-- TASK DESCRIPTION --
Pictures are not part of the copy. Give again exactly the lines from the one with "Recreate this image" to the one with "years = list(range(1975, 2061))", inclusive.

-- TASK INPUT --

--------------------

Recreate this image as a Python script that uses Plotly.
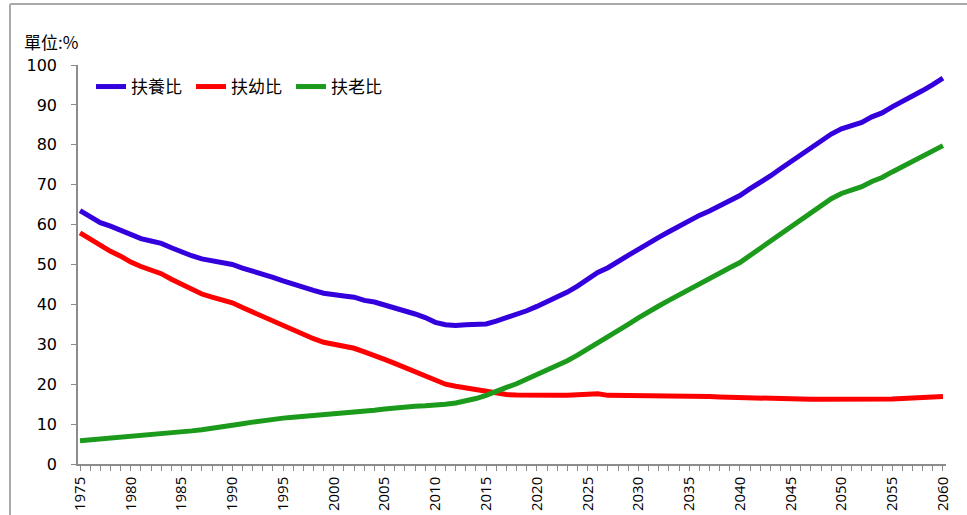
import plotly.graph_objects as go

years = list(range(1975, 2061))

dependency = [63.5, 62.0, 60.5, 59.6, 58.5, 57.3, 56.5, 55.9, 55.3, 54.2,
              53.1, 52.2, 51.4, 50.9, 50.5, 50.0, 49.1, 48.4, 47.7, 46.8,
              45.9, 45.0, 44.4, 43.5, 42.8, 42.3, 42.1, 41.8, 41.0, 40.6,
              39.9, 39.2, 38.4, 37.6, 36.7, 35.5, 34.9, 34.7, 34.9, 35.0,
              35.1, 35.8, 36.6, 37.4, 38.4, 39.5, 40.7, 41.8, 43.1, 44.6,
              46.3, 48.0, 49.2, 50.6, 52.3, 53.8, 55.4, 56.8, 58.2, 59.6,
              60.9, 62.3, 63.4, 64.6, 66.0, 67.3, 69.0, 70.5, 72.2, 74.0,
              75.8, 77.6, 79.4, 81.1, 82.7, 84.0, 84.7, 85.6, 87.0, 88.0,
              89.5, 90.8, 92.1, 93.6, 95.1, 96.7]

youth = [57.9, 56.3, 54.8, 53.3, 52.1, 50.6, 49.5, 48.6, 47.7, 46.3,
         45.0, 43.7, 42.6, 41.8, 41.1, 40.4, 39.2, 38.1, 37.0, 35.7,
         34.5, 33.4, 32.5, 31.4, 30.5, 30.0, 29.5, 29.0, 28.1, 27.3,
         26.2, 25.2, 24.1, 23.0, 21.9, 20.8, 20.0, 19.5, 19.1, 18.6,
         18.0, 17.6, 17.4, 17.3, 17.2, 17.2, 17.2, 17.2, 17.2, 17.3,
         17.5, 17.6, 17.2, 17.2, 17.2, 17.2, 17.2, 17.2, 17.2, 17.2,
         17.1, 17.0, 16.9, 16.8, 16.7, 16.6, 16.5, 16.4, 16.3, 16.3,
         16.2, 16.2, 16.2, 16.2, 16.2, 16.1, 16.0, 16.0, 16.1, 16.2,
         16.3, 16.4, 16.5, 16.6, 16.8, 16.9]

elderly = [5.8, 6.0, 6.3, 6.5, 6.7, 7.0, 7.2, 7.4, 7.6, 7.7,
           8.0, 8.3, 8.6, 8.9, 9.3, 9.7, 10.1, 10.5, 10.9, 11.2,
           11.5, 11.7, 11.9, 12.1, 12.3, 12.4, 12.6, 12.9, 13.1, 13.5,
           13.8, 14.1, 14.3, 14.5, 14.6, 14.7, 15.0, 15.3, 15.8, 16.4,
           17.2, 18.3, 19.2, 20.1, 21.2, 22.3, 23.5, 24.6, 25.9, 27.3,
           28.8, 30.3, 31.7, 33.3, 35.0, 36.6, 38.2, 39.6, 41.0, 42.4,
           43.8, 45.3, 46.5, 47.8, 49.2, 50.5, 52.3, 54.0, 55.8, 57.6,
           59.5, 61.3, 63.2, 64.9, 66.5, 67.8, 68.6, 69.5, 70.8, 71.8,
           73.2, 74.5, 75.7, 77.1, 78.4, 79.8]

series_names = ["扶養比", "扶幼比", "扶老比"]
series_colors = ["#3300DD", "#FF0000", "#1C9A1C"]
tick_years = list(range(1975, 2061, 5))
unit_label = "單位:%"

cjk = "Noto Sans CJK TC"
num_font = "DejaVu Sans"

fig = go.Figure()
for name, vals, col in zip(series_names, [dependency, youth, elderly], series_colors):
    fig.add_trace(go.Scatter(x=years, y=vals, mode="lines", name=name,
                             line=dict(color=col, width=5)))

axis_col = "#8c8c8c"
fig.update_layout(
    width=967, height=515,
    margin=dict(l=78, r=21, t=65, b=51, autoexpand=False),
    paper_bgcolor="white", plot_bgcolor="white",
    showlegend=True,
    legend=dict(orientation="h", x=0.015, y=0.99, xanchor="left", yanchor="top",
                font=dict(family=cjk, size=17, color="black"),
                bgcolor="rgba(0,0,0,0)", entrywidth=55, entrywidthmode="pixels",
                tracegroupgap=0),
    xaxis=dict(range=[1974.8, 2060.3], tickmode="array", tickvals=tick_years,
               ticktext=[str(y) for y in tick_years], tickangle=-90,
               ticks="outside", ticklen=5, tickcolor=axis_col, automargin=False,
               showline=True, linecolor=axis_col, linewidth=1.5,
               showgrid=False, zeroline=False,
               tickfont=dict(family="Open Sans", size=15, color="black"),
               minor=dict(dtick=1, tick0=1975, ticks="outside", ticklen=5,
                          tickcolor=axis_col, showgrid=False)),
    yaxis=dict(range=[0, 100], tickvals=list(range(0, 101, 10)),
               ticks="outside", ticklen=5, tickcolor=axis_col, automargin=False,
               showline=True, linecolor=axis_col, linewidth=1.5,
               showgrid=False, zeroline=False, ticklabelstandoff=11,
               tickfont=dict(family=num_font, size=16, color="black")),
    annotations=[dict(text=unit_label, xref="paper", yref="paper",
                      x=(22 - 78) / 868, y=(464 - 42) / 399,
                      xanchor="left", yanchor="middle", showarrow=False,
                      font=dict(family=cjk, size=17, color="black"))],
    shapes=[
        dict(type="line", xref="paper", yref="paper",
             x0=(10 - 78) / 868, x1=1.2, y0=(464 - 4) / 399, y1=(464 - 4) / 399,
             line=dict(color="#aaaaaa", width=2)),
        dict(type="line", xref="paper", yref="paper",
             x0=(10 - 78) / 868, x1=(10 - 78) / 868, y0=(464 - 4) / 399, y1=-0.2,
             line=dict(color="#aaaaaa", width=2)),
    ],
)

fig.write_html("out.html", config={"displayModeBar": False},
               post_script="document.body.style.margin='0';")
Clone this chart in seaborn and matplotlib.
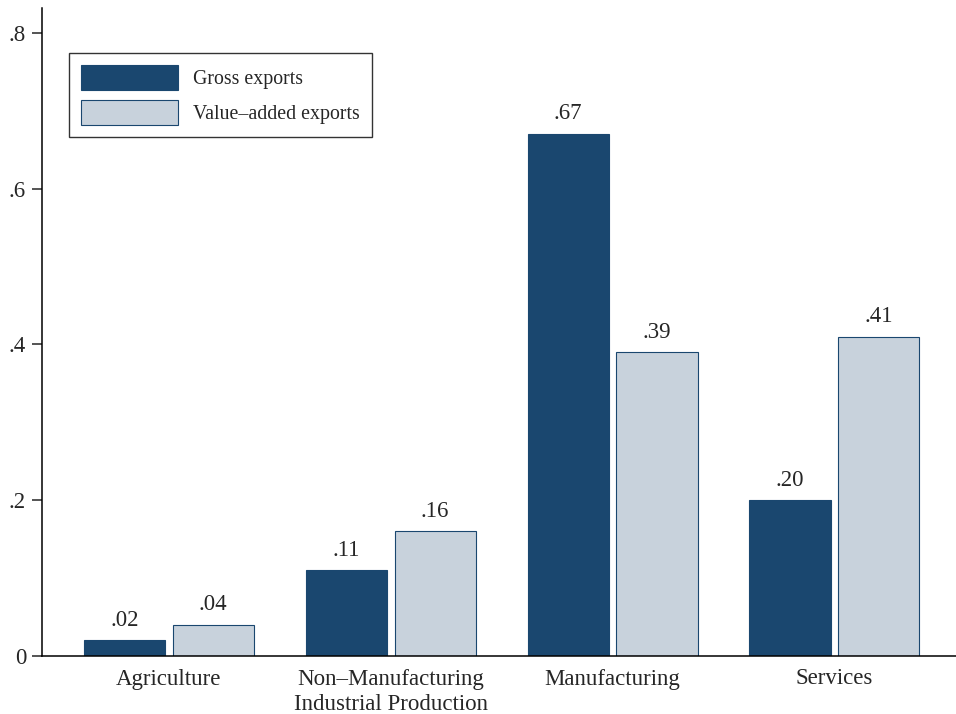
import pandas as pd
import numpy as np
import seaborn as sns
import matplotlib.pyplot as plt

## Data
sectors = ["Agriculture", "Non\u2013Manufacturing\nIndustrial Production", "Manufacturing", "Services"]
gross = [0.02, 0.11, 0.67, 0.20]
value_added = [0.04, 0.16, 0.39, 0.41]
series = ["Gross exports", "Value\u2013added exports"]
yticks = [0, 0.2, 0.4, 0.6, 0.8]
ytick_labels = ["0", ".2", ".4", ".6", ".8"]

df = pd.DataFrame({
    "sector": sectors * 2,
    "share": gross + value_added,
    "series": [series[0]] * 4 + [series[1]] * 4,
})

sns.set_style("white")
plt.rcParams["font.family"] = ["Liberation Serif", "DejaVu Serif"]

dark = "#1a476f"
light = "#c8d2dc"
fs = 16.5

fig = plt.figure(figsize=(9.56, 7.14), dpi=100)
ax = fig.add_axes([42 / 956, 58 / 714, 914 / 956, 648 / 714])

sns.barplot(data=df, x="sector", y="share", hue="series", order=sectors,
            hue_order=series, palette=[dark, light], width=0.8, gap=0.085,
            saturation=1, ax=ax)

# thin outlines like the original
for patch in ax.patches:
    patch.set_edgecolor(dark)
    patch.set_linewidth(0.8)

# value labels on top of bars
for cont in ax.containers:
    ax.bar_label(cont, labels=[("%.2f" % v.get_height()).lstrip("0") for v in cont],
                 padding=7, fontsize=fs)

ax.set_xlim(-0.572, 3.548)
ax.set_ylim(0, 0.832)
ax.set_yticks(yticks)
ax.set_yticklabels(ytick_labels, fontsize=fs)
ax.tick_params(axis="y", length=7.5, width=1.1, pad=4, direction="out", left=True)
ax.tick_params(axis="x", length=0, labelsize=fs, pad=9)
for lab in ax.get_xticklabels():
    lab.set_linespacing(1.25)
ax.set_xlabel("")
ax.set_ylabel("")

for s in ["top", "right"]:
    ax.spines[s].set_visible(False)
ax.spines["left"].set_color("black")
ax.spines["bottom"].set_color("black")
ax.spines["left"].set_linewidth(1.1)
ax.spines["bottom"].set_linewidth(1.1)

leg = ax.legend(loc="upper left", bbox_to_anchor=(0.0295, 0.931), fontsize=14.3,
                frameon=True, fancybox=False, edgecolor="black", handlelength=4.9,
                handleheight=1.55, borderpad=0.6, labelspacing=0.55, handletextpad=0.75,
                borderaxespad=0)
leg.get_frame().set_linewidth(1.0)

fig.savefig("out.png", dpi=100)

--------------------

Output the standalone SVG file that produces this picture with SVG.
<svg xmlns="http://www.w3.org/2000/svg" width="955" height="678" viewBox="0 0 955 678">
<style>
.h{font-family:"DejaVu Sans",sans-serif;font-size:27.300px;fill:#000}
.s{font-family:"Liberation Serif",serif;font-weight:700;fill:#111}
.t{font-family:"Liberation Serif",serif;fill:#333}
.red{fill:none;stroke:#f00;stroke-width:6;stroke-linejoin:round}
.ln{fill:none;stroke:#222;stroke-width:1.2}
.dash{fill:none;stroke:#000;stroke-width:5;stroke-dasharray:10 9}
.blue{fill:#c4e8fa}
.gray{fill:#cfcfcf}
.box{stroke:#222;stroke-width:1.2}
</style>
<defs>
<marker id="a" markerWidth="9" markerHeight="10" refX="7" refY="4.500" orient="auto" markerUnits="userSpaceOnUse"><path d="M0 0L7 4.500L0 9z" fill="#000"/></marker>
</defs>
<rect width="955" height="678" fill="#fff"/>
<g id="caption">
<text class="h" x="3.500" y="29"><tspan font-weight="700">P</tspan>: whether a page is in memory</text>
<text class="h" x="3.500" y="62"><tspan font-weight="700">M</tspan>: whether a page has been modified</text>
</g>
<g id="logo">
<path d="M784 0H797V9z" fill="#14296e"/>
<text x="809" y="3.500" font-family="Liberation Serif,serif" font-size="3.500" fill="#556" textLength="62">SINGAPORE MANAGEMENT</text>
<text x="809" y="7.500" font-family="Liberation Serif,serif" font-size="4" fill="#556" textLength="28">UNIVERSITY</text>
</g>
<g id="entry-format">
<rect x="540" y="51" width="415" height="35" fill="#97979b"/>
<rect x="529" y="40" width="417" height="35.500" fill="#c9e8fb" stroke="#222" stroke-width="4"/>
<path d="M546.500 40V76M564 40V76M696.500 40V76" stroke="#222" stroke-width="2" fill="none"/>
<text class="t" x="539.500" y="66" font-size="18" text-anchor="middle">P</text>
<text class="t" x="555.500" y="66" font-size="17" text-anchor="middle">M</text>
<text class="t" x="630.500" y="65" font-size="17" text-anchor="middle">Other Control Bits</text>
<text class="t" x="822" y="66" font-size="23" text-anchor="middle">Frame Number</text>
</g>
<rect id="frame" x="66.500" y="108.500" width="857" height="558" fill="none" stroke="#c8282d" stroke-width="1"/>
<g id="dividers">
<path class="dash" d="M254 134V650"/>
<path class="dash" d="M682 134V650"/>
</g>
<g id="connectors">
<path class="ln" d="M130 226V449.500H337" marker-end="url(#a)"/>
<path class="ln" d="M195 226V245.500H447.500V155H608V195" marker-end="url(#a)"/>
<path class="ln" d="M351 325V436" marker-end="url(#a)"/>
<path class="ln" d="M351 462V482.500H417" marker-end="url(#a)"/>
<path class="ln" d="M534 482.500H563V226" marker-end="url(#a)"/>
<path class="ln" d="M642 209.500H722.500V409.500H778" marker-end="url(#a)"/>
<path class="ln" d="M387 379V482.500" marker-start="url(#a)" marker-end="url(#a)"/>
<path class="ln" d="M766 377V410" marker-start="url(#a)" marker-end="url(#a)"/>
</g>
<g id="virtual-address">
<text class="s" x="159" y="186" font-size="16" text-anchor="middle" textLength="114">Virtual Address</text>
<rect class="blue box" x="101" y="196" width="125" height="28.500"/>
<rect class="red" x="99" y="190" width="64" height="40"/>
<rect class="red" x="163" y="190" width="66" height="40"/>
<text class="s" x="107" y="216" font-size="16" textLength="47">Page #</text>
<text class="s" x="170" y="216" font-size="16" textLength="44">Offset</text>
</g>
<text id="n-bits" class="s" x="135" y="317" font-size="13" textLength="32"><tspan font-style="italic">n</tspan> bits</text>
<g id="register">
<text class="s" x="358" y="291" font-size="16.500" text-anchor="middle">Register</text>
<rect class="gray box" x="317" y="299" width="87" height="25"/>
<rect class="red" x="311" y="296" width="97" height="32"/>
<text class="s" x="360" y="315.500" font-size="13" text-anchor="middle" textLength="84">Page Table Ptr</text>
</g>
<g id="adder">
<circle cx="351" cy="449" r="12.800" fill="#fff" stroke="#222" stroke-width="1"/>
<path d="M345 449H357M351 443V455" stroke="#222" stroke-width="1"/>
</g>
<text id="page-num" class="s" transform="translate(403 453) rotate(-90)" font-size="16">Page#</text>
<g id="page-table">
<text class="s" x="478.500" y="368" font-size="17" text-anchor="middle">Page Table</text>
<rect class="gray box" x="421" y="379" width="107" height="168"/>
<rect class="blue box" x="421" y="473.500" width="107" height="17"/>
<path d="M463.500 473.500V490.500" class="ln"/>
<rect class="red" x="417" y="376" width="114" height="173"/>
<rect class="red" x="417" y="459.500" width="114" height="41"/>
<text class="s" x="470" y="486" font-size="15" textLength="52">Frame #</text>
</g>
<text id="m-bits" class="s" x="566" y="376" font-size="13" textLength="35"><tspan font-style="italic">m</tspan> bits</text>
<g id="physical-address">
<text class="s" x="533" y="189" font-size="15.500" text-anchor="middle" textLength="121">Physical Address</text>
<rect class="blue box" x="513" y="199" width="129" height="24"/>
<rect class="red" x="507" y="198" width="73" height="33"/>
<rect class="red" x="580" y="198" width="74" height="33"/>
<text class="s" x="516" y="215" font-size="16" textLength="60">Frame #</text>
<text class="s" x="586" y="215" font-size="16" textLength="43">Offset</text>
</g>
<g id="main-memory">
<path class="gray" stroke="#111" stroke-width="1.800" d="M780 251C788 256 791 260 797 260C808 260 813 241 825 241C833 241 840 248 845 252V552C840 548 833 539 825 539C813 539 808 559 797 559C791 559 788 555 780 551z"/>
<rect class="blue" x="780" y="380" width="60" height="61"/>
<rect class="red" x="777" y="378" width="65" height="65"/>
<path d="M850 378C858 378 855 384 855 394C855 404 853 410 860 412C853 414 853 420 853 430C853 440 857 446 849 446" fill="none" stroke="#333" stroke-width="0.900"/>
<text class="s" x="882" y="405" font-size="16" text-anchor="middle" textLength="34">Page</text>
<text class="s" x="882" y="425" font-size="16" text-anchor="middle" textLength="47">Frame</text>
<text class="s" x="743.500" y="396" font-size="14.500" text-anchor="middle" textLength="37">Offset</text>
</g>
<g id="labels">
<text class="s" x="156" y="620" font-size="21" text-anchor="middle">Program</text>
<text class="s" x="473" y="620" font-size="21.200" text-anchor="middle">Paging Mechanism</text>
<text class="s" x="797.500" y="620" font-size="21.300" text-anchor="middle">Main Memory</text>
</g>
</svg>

--------------------

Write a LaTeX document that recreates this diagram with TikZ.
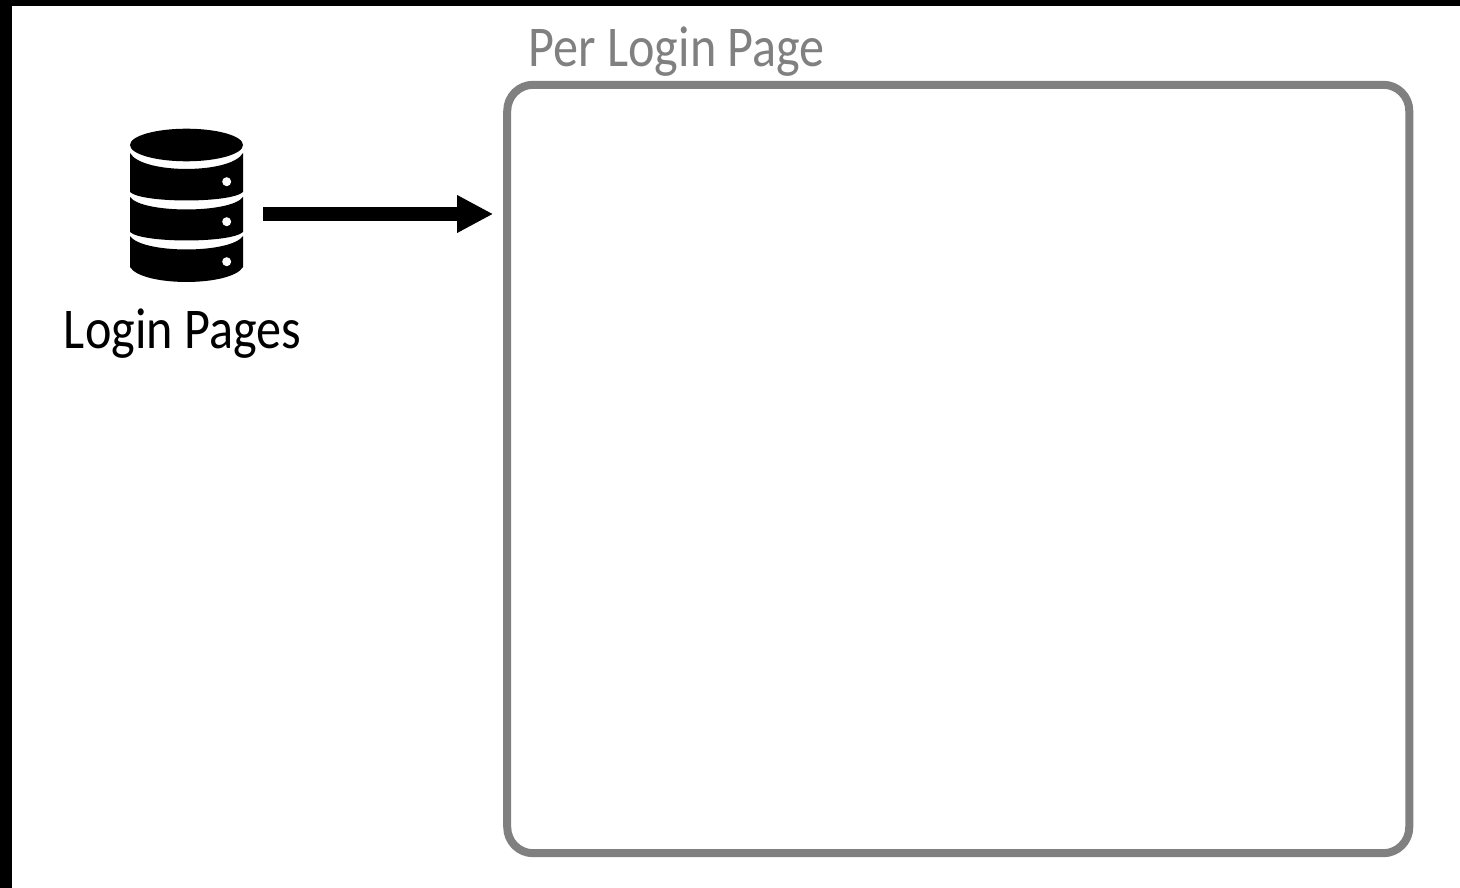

--------------------

-- THE RESULT --
Recreate this image as a Python script that uses Plotly.
import plotly.graph_objects as go

years = list(range(1975, 2061))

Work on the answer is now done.